14809. Did you hear any order given by anyone for the men to stand back?
- I heard no such order.

14810. "Women first," or "Women and children first"?
- No.

14811. At the time the first lifeboat was lowered, are you willing to say that that order had not been made?
- Absolutely.

14812. Of the 13 passengers in your lifeboat, did you say you knew none except your wife?
- I knew a good many of them -

14813. (interposing.) Your wife and this Frenchman?
- I knew other men in there, but I can not recall their names. I would like to revise that statement I just made, in a way, about the order, "Women first." I can say positively there was no such order given on the starboard side, near where our boat was lowered. What happened on the port side I knew nothing of, at all.

14814. Do you know what officer took charge of loading and lowering the boats on the starboard side?
- Only from what I have heard of the testimony.
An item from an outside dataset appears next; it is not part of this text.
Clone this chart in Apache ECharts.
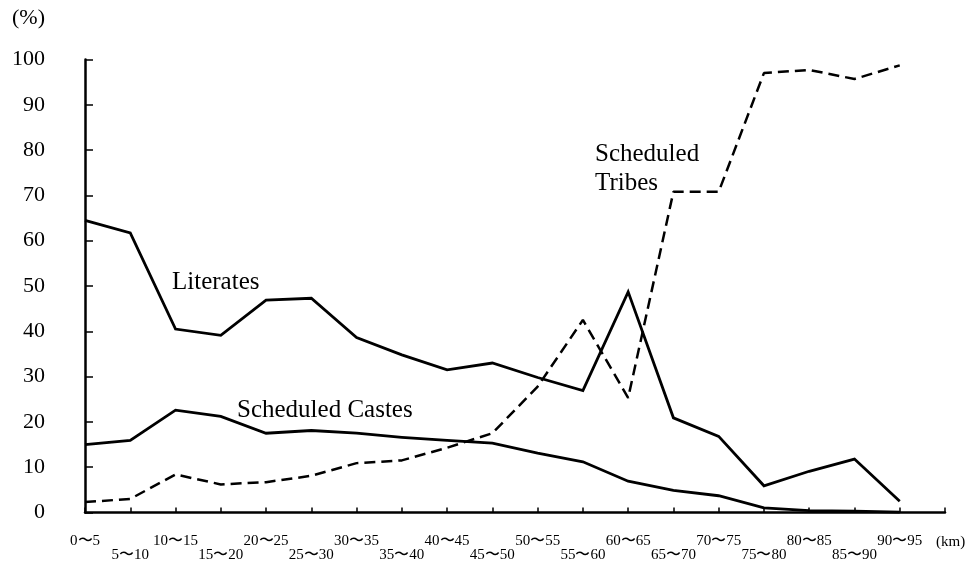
<!DOCTYPE html>
<html>
<head>
<meta charset="utf-8">
<script src="https://cdn.jsdelivr.net/npm/echarts@6/dist/echarts.min.js"></script>
<style>
  html, body { margin: 0; padding: 0; background: #fff; }
  #chart { width: 969px; height: 564px; }
</style>
</head>
<body>
<div id="chart"></div>
<script>
// Distance bands from the town centre (km)
const distanceBands = ['0〜5', '5〜10', '10〜15', '15〜20', '20〜25', '25〜30', '30〜35', '35〜40',
  '40〜45', '45〜50', '50〜55', '55〜60', '60〜65', '65〜70', '70〜75', '75〜80', '80〜85',
  '85〜90', '90〜95'];

// Share of population (%) in each band
const literates = [64.5, 61.7, 40.5, 39.1, 46.9, 47.3, 38.6, 34.8, 31.5, 33.0, 29.8, 26.9,
  48.7, 20.9, 16.8, 5.9, 9.1, 11.8, 2.5];
const scheduledCastes = [15.0, 15.9, 22.6, 21.2, 17.5, 18.1, 17.5, 16.6, 15.9, 15.3, 13.1, 11.2,
  6.9, 4.9, 3.7, 1.0, 0.4, 0.3, 0.1];
const scheduledTribes = [2.3, 3.0, 8.4, 6.2, 6.7, 8.1, 10.9, 11.5, 14.3, 17.5, 27.8, 42.5,
  25.3, 70.8, 70.8, 97.0, 97.7, 95.7, 98.7];

const yTicks = [0, 10, 20, 30, 40, 50, 60, 70, 80, 90, 100];

// one extra empty slot so the axis runs a band past the last point
const categories = distanceBands.concat(['']);

const serif = '"Liberation Serif", "Times New Roman", serif';

const chart = echarts.init(document.getElementById('chart'), null, { renderer: 'canvas' });

const solid = (name, data) => ({
  name, type: 'line', data, symbol: 'none', silent: true,
  lineStyle: { color: '#000', width: 2.8, join: 'miter' }
});

chart.setOption({
  animation: false,
  backgroundColor: '#fff',
  grid: { left: 85, right: 24, top: 59.5, bottom: 51.5, containLabel: false, outerBoundsMode: 'none' },
  xAxis: {
    type: 'category',
    data: categories,
    boundaryGap: false,
    axisLine: { lineStyle: { color: '#000', width: 2.5 } },
    axisTick: { inside: true, length: 5, interval: 0, lineStyle: { color: '#000', width: 1.5 } },
    axisLabel: {
      interval: 0,
      margin: 22,
      fontFamily: serif, fontSize: 15, lineHeight: 14, color: '#000',
      formatter: (v, i) => (i % 2 ? '\n' + v : v)
    },
    splitLine: { show: false }
  },
  yAxis: {
    type: 'value',
    min: yTicks[0],
    max: yTicks[yTicks.length - 1],
    interval: yTicks[1] - yTicks[0],
    name: '(%)',
    nameLocation: 'end',
    nameGap: 41,
    nameTextStyle: {
      fontFamily: serif, fontSize: 22, color: '#000',
      align: 'right', verticalAlign: 'middle', padding: [0, 40, 0, 0]
    },
    axisLine: { show: true, lineStyle: { color: '#000', width: 2.5 } },
    axisTick: { show: true, inside: true, length: 8, lineStyle: { color: '#000', width: 1.5 } },
    axisLabel: { margin: 40, fontFamily: serif, fontSize: 22, color: '#000' },
    splitLine: { show: false }
  },
  series: [
    solid('Literates', literates),
    solid('Scheduled Castes', scheduledCastes),
    {
      name: 'Scheduled Tribes', type: 'line', data: scheduledTribes, symbol: 'none', silent: true,
      lineStyle: { color: '#000', width: 2.5, type: [11, 6] }
    }
  ],
  graphic: [
    { type: 'text', left: 172, top: 270, silent: true,
      style: { text: 'Literates', font: '25px ' + serif, fill: '#000' } },
    { type: 'text', left: 237, top: 398, silent: true,
      style: { text: 'Scheduled Castes', font: '25px ' + serif, fill: '#000' } },
    { type: 'text', left: 595, top: 140, silent: true,
      style: { text: 'Scheduled\nTribes', font: '25px ' + serif, lineHeight: 29, fill: '#000' } },
    // unit of the distance axis
    { type: 'text', left: 936, top: 535, silent: true,
      style: { text: '(km)', font: '15px ' + serif, fill: '#000' } }
  ]
});
</script>
</body>
</html>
14815. Was it Mr. Murdoch or Mr. Lightoller?
- I could not be sure who it was, from my own observation; only from the testimony here.

14816. Did you see the captain there superintending that part of the work, at any time?
- I did not see the captain after the accident.

14817. Did you see him before the accident?
- No.

Senator Smith:
I think that is all, Mr. Bishop. We are very much obliged for your kindness in waiting so long.